REQUIRED WORK> Print, word for word, the opening line of the data below and every line after it through the line that contains "0.0005, 0.0002, 0.00003, 0.0]", but not the pictures.

DATA LINES>
━━━━━━━━━━━━━━━━
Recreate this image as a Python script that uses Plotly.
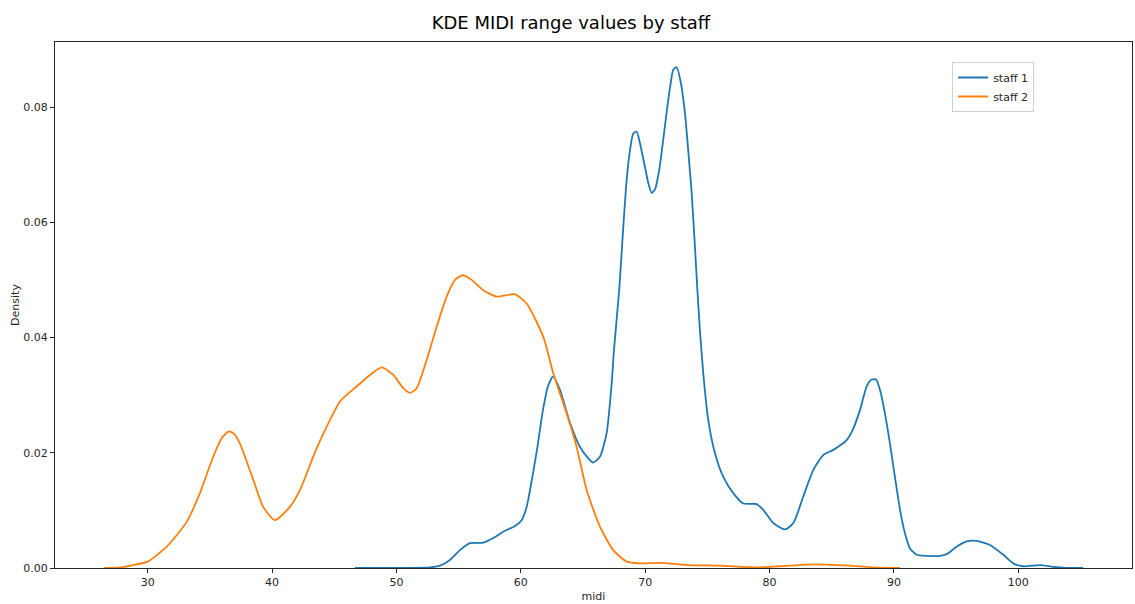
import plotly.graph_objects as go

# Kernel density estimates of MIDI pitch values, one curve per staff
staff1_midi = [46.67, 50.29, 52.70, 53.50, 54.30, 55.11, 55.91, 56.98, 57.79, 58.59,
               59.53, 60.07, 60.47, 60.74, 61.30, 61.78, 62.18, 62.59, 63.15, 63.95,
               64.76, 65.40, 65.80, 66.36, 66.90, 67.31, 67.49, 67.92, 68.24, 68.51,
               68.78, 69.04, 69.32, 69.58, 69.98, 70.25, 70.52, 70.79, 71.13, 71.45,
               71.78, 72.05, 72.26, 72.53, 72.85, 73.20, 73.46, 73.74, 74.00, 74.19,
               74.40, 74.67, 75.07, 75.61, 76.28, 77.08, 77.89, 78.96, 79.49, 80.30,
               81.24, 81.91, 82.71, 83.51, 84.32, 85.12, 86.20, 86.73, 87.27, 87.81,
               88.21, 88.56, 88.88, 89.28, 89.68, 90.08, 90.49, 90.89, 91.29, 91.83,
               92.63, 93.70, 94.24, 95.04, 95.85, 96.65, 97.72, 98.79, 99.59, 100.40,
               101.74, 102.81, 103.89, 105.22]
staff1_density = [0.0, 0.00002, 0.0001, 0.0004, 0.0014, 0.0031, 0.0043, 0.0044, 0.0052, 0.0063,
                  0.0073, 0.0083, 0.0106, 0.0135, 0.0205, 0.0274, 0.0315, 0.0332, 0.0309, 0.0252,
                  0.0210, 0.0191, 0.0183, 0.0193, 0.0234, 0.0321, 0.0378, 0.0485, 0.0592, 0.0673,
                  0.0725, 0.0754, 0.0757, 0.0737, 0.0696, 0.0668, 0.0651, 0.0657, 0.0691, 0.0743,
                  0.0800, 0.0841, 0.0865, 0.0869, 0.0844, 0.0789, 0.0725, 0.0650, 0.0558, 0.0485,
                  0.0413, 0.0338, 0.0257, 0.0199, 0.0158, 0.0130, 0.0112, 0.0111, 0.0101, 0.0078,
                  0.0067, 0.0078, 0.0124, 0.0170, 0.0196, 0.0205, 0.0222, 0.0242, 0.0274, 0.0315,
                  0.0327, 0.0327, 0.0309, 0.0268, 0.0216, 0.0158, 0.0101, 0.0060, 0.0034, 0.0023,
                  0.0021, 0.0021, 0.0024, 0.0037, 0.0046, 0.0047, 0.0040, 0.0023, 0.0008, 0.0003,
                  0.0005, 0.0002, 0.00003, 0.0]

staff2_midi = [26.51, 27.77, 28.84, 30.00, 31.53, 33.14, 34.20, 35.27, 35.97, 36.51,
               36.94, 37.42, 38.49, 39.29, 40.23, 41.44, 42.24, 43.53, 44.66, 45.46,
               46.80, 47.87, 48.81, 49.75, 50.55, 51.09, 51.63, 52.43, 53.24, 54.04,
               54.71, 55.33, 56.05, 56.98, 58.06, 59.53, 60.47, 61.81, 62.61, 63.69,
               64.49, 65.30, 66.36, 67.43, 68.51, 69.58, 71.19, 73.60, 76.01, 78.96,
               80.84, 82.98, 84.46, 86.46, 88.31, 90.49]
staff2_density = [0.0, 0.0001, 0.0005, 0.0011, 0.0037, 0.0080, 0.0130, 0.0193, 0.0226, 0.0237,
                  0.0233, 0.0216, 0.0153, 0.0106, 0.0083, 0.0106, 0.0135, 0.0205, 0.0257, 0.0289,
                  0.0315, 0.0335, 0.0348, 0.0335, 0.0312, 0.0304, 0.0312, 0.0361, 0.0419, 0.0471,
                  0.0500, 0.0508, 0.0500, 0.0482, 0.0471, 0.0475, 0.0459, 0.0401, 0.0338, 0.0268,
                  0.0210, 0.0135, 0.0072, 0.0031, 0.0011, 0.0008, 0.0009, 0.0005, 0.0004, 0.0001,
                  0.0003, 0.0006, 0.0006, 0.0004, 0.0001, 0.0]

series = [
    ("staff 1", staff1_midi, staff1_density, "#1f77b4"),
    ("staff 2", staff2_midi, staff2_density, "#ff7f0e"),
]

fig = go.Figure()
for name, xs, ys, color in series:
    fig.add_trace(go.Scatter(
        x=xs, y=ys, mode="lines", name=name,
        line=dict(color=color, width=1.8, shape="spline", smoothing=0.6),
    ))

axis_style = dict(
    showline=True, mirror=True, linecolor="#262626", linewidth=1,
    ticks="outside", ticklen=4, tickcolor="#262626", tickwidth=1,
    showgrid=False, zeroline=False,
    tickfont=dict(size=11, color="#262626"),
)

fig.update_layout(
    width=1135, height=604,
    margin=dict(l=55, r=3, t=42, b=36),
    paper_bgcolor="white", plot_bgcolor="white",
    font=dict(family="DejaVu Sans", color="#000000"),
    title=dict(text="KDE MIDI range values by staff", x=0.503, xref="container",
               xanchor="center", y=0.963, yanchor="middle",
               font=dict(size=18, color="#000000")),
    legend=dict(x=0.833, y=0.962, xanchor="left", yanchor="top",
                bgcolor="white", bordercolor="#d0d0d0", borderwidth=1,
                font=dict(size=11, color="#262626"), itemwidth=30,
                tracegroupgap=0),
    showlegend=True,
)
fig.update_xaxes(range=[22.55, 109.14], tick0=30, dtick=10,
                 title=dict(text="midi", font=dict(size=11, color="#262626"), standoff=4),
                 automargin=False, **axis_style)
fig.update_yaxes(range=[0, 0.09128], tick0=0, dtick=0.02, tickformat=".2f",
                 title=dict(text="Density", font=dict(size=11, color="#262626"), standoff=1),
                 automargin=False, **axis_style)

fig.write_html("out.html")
━━━━━━━━━━━━━━━━
REPLY>
Recreate this image as a Python script that uses Plotly.
import plotly.graph_objects as go

# Kernel density estimates of MIDI pitch values, one curve per staff
staff1_midi = [46.67, 50.29, 52.70, 53.50, 54.30, 55.11, 55.91, 56.98, 57.79, 58.59,
               59.53, 60.07, 60.47, 60.74, 61.30, 61.78, 62.18, 62.59, 63.15, 63.95,
               64.76, 65.40, 65.80, 66.36, 66.90, 67.31, 67.49, 67.92, 68.24, 68.51,
               68.78, 69.04, 69.32, 69.58, 69.98, 70.25, 70.52, 70.79, 71.13, 71.45,
               71.78, 72.05, 72.26, 72.53, 72.85, 73.20, 73.46, 73.74, 74.00, 74.19,
               74.40, 74.67, 75.07, 75.61, 76.28, 77.08, 77.89, 78.96, 79.49, 80.30,
               81.24, 81.91, 82.71, 83.51, 84.32, 85.12, 86.20, 86.73, 87.27, 87.81,
               88.21, 88.56, 88.88, 89.28, 89.68, 90.08, 90.49, 90.89, 91.29, 91.83,
               92.63, 93.70, 94.24, 95.04, 95.85, 96.65, 97.72, 98.79, 99.59, 100.40,
               101.74, 102.81, 103.89, 105.22]
staff1_density = [0.0, 0.00002, 0.0001, 0.0004, 0.0014, 0.0031, 0.0043, 0.0044, 0.0052, 0.0063,
                  0.0073, 0.0083, 0.0106, 0.0135, 0.0205, 0.0274, 0.0315, 0.0332, 0.0309, 0.0252,
                  0.0210, 0.0191, 0.0183, 0.0193, 0.0234, 0.0321, 0.0378, 0.0485, 0.0592, 0.0673,
                  0.0725, 0.0754, 0.0757, 0.0737, 0.0696, 0.0668, 0.0651, 0.0657, 0.0691, 0.0743,
                  0.0800, 0.0841, 0.0865, 0.0869, 0.0844, 0.0789, 0.0725, 0.0650, 0.0558, 0.0485,
                  0.0413, 0.0338, 0.0257, 0.0199, 0.0158, 0.0130, 0.0112, 0.0111, 0.0101, 0.0078,
                  0.0067, 0.0078, 0.0124, 0.0170, 0.0196, 0.0205, 0.0222, 0.0242, 0.0274, 0.0315,
                  0.0327, 0.0327, 0.0309, 0.0268, 0.0216, 0.0158, 0.0101, 0.0060, 0.0034, 0.0023,
                  0.0021, 0.0021, 0.0024, 0.0037, 0.0046, 0.0047, 0.0040, 0.0023, 0.0008, 0.0003,
                  0.0005, 0.0002, 0.00003, 0.0]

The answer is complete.